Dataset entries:

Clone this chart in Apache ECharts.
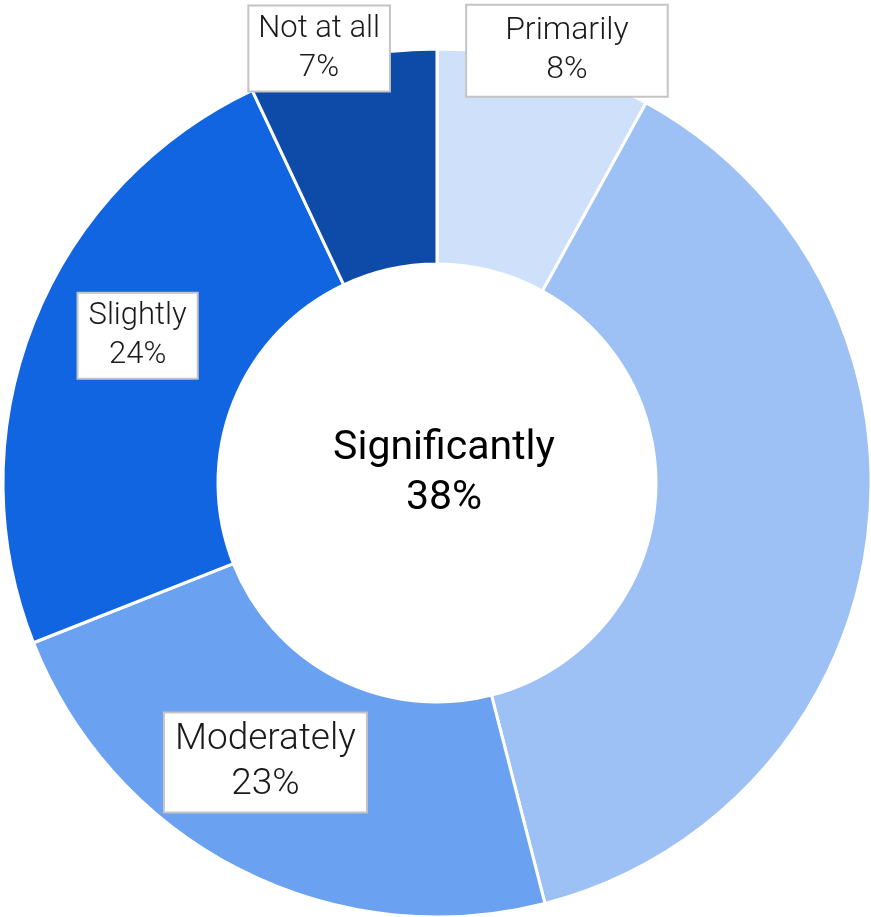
<!DOCTYPE html>
<html>
<head>
<meta charset="utf-8">
<script src="https://cdn.jsdelivr.net/npm/echarts@6/dist/echarts.min.js"></script>
<style>
html,body{margin:0;padding:0;background:#fff;}
#chart{width:871px;height:917px;}
</style>
</head>
<body>
<div id="chart"></div>
<script>
const categories = ['Primarily', 'Significantly', 'Moderately', 'Slightly', 'Not at all'];
const values = [8, 38, 23, 24, 7];
const colors = ['#cfe0fa', '#9ec1f5', '#6ba1f1', '#1265e0', '#0e4aa8'];

const boxBase = {
  position: 'inside',
  backgroundColor: '#ffffff',
  borderColor: '#c4c4c4',
  borderWidth: 2,
  color: '#1a1a1a',
  fontFamily: 'Roboto',
  fontWeight: 300,
  fontSize: 31,
  lineHeight: 39,
  align: 'center',
  verticalAlign: 'middle'
};

const labelSettings = [
  Object.assign({}, boxBase, {offset: [48, -113], fontSize: 32, padding: [9, 38, 3, 38]}),
  {position: 'center', color: '#000', fontFamily: 'Roboto', fontWeight: 400, fontSize: 41, lineHeight: 50, offset: [7, -9], backgroundColor: 'transparent', borderWidth: 0},
  Object.assign({}, boxBase, {offset: [-22, -14], fontSize: 37, lineHeight: 45, padding: [5, 10, 3, 10]}),
  Object.assign({}, boxBase, {offset: [7, -26], padding: [4, 10, 2, 10]}),
  Object.assign({}, boxBase, {offset: [-46, -113], padding: [5, 9, 1, 9]})
];

const chart = echarts.init(document.getElementById('chart'), null, {renderer: 'canvas'});
chart.setOption({
  animation: false,
  series: [{
    type: 'pie',
    center: [437, 483],
    radius: [219, 434],
    startAngle: 90,
    clockwise: true,
    avoidLabelOverlap: false,
    labelLine: {show: false},
    itemStyle: {borderColor: '#ffffff', borderWidth: 3},
    label: {show: true, formatter: '{b}\n{c}%'},
    emphasis: {disabled: true},
    data: categories.map((name, i) => ({
      name: name,
      value: values[i],
      itemStyle: {color: colors[i]},
      label: labelSettings[i]
    }))
  }]
});
</script>
</body>
</html>
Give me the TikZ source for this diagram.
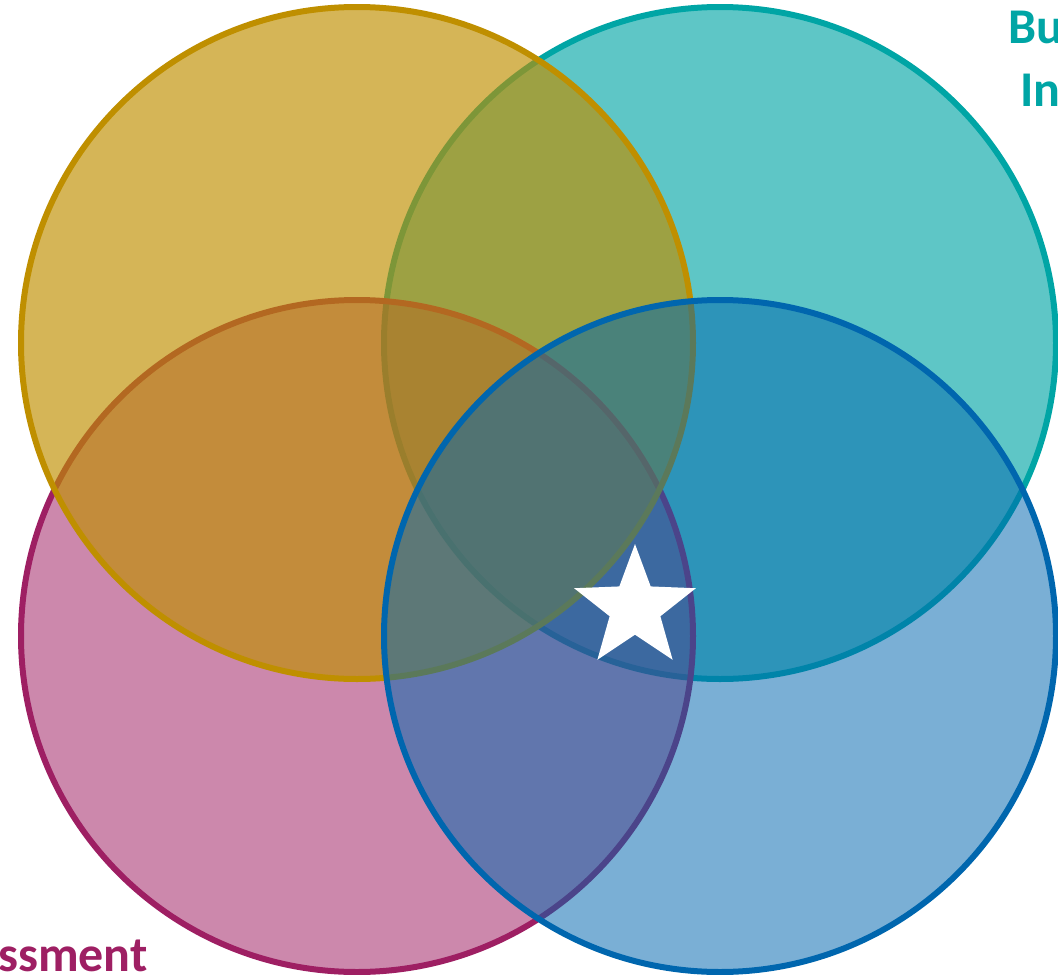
\documentclass[tikz,border=0pt]{standalone}
\usepackage{fontspec}
\setmainfont{Carlito}
\usetikzlibrary{shapes.geometric}
\definecolor{cgold}{HTML}{BF8F00}
\definecolor{cteal}{HTML}{00A5A5}
\definecolor{cpink}{HTML}{9E1F63}
\definecolor{cblue}{HTML}{0066AE}
\tikzset{
  venn/.style={circle, minimum size=672*0.75pt, inner sep=0pt, line width=4.5pt},
  lbl/.style={font=\bfseries\fontsize{37.5}{45}\selectfont, inner sep=0pt}
}
\begin{document}
\begin{tikzpicture}[x=0.75pt,y=-0.75pt]
\useasboundingbox (0,0) rectangle (1058,975);
\node[venn, draw=cteal, fill=cteal, fill opacity=0.63] (teal) at (720,343) {};
\node[venn, draw=cpink, fill=cpink, fill opacity=0.53] (pink) at (357,636) {};
\node[venn, draw=cgold, fill=cgold, fill opacity=0.66] (gold) at (357,343) {};
\node[venn, draw=cblue, fill=cblue, fill opacity=0.52] (blue) at (720,636) {};
\node[star, star points=5, star point ratio=2.4, minimum size=128*0.75pt, inner sep=0pt, fill=white, draw=none] (star) at (635,608) {};
\node[lbl, text=cteal, anchor=base west] (t1) at (1008,43) {Bu};
\node[lbl, text=cteal, anchor=base west] (t2) at (1020,106) {In};
\node[lbl, text=cpink, anchor=base west] (t3) at (-2,971) {ssment};
\end{tikzpicture}
\end{document}
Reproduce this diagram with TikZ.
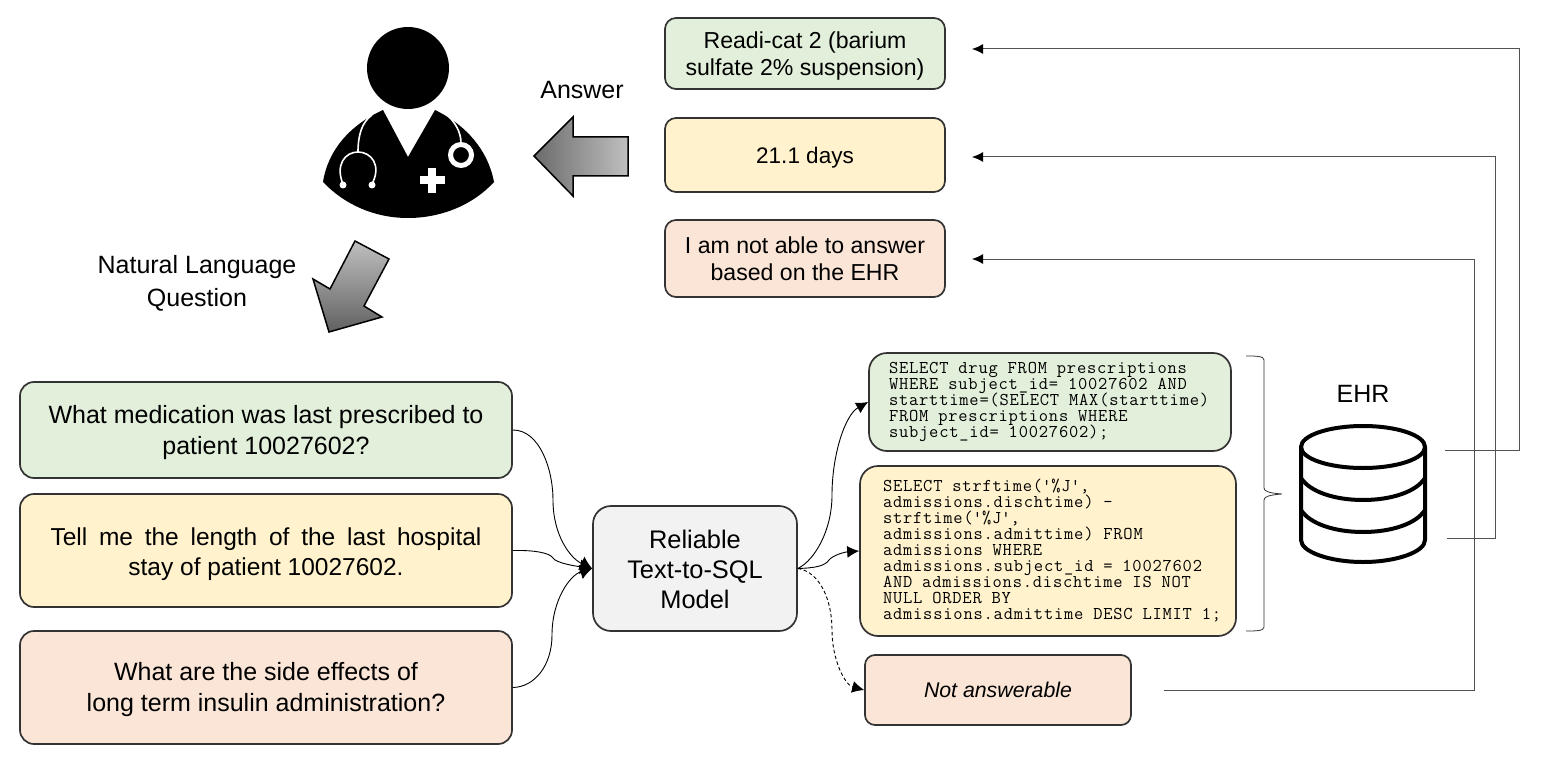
\documentclass[tikz,border=0pt]{standalone}
\usepackage{fontspec}
\setmainfont{Liberation Sans}
\newfontfamily\sqlfont[LetterSpace=4.4]{Latin Modern Mono}
\usetikzlibrary{arrows.meta}
\definecolor{cgreen}{HTML}{E2EFDA}
\definecolor{cyellow}{HTML}{FFF2CC}
\definecolor{cpink}{HTML}{FBE5D6}
\definecolor{cgrey}{HTML}{F2F2F2}
\definecolor{cline}{HTML}{333333}
\newcommand\dn[1]{\rule{0pt}{#1}}
\newcommand\sqa{\hspace*{10pt}}
\newcommand\sqb{\hspace*{15pt}}
\newcommand\sqlsetup{\sqlfont\fontsize{18}{16}\selectfont\setlength{\lineskiplimit}{-20pt}\setlength{\spaceskip}{9.8pt}\frenchspacing\relax}
\tikzset{
  box/.style={draw=cline,line width=1.7pt,rounded corners=14pt,inner sep=0pt,align=center,font=\fontsize{25}{31}\selectfont,text=black},
  ansbox/.style={box,minimum width=280pt,font=\fontsize{23.1}{27.5}\selectfont,rounded corners=11pt},
  sqlbox/.style={box,font=\sqlsetup,align=flush left,rounded corners=18pt},
  flow/.style={line width=0.9pt,draw=black,-{Latex[length=12pt,width=15pt]}},
  flowb/.style={line width=0.9pt,draw=black,-{Latex[length=12pt,width=12pt]}},
  ret/.style={line width=1pt,draw=cline!85!white,-{Latex[length=11pt,width=10pt,black]}},
  lab/.style={font=\fontsize{25}{33}\selectfont,align=center,inner sep=0pt},
  bigarrow/.style={draw=black,line width=1.5pt,miter limit=6},
  dbline/.style={draw=black,line width=4pt,line cap=round,line join=round},
  steth/.style={draw=white,line width=1.6pt}
}
\begin{document}
\begin{tikzpicture}[x=1pt,y=-1pt]
\useasboundingbox (0,0) rectangle (1541,762);
% doctor
\fill[black] (408,68) circle (41);
\fill[black] (383,110) .. controls (350,125) and (328,150) .. (323,182)
  .. controls (345,205) and (375,218) .. (408,218)
  .. controls (441,218) and (473,205) .. (494,182)
  .. controls (488,150) and (466,125) .. (435,110) -- (408,157) -- cycle;
\draw[steth] (372,115) .. controls (362,122) and (358,135) .. (358,152);
\draw[steth] (343,184) .. controls (335,165) and (345,152) .. (358,152)
  .. controls (371,152) and (382,165) .. (372,184);
\fill[white] (343,185) circle (3.5);
\fill[white] (372,185) circle (3.5);
\draw[steth] (447,115) .. controls (455,122) and (461,132) .. (461,143);
\draw[white,line width=5pt] (461,155) circle (10.5);
\fill[white] (428,168) rectangle (436,193);
\fill[white] (419.5,176) rectangle (444.5,184);
% big arrows
\path[bigarrow,left color=black!58,right color=black!25]
  (534,156) -- (573,117) -- (573,137) -- (628,137) -- (628,176) -- (573,176) -- (573,196) -- cycle;
\path[bigarrow,top color=black!25,bottom color=black!62]
  (355,241) -- (389,259) -- (364,306) -- (382,317) -- (329,332) -- (313,279) -- (330,289) -- cycle;
\node[lab] (answer) at (582,90) {Answer};
\node[lab] (nlq) at (197,283) {Natural Language\\Question};
% answers
\node[ansbox,fill=cgreen,minimum height=71pt] (a1) at (805,53.5) {\dn{22pt}Readi-cat 2 (barium\\sulfate 2\% suspension)};
\node[ansbox,fill=cyellow,minimum height=74pt,font=\fontsize{22.5}{27}\selectfont] (a2) at (805,155) {\dn{22pt}21.1 days};
\node[ansbox,fill=cpink,minimum height=77pt] (a3) at (805,258.5) {I am not able to answer\\based on the EHR};
% questions
\node[box,fill=cgreen,minimum width=492pt,minimum height=96pt] (q1) at (266,430) {\dn{23pt}What medication was last prescribed to\\patient 10027602?};
\node[box,fill=cyellow,minimum width=492pt,minimum height=113pt,font=\fontsize{24.5}{30}\selectfont] (q2) at (266,550.5) {\dn{25pt}\makebox[431pt][s]{Tell me the length of the last hospital}\\stay of patient 10027602.};
\node[box,fill=cpink,minimum width=492pt,minimum height=113pt] (q3) at (266,687.5) {\dn{23pt}What are the side effects of\\long term insulin administration?};
% model
\node[box,fill=cgrey,minimum width=204pt,minimum height=125pt,rounded corners=18pt,font=\fontsize{25.4}{30}\selectfont] (model) at (695,568.5) {\dn{20pt}Reliable\\Text-to-SQL\\Model};
% sql
\node[sqlbox,fill=cgreen,minimum width=362pt,minimum height=98pt,text width=342pt] (s1) at (1050,402) {\sqa SELECT drug FROM prescriptions\\\sqa WHERE subject\_id= 10027602 AND\\\sqa starttime=(SELECT MAX(starttime)\\\sqa FROM prescriptions WHERE\\\sqa subject\_id= 10027602);};
\node[sqlbox,fill=cyellow,minimum width=376pt,minimum height=170pt,text width=360pt] (s2) at (1048,551) {\sqb SELECT strftime(\textquotesingle\%J\textquotesingle,\\\sqb admissions.dischtime) -\\\sqb strftime(\textquotesingle\%J\textquotesingle,\\\sqb admissions.admittime) FROM\\\sqb admissions WHERE\\\sqb admissions.subject\_id = 10027602\\\sqb AND admissions.dischtime IS NOT\\\sqb NULL ORDER BY\\\sqb admissions.admittime DESC LIMIT 1;};
\node[box,fill=cpink,minimum width=266pt,minimum height=70pt,rounded corners=10pt,font=\itshape\fontsize{21.3}{26}\selectfont] (na) at (998,690) {Not answerable};
% flows in
\draw[flow] (q1.east) .. controls (540,430) and (553,470) .. (553,500) .. controls (553,535) and (570,558) .. (model.west);
\draw[flow] (q2.east) .. controls (535,550) and (550,553) .. (553,558) .. controls (556,563) and (575,566) .. (model.west);
\draw[flow] (q3.east) .. controls (535,687) and (552,665) .. (552,635) .. controls (552,600) and (570,575) .. (model.west);
% flows out
\draw[flowb] (model.east) .. controls (815,560) and (832,530) .. (832,495) .. controls (832,455) and (845,415) .. (s1.west);
\draw[flowb] (model.east) .. controls (815,568) and (825,566) .. (829,560) .. controls (833,555) and (845,552) .. (s2.west);
\draw[flowb,dashed,dash pattern=on 3.5pt off 2.5pt] (model.east) .. controls (820,572) and (832,600) .. (832,630) .. controls (832,660) and (845,685) .. (na.west);
% database
\node[lab] (ehr) at (1363,394) {EHR};
\draw[dbline] (1301,447) arc[start angle=180,end angle=-180,x radius=62,y radius=21];
\draw[dbline] (1301,447) -- (1301,540) .. controls (1301,552) and (1330,562) .. (1363,562) .. controls (1396,562) and (1425,552) .. (1425,540) -- (1425,447);
\draw[dbline] (1301,478) .. controls (1310,492) and (1335,500) .. (1363,500) .. controls (1391,500) and (1416,492) .. (1425,478);
\draw[dbline] (1301,510) .. controls (1310,524) and (1335,532) .. (1363,532) .. controls (1391,532) and (1416,524) .. (1425,510);
% brace
\draw[line width=0.8pt,draw=cline] (1246,356) .. controls (1256,356) and (1264,356) .. (1264,360) -- (1264,488) .. controls (1264,491) and (1268,493) .. (1282,494) .. controls (1268,495) and (1264,497) .. (1264,500) -- (1264,627) .. controls (1264,631) and (1256,631) .. (1246,631);
% return lines
\coordinate (d1) at (1445,450);
\coordinate (d2) at (1447,538);
\coordinate (n1) at (1164,690);
\coordinate (t1) at (972,49);
\coordinate (t2) at (972,157);
\coordinate (t3) at (972,259);
\draw[ret] (d1) -- (1519,450) -- (1519,49) -- (t1);
\draw[ret] (d2) -- (1495,538) -- (1495,157) -- (t2);
\draw[ret] (n1) -- (1474,690) -- (1474,259) -- (t3);
\end{tikzpicture}
\end{document}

* **Given instruction**:
Of the lines in the records, how many contain the word "this"? Answer with the number and nothing else.

* **Written response**:
3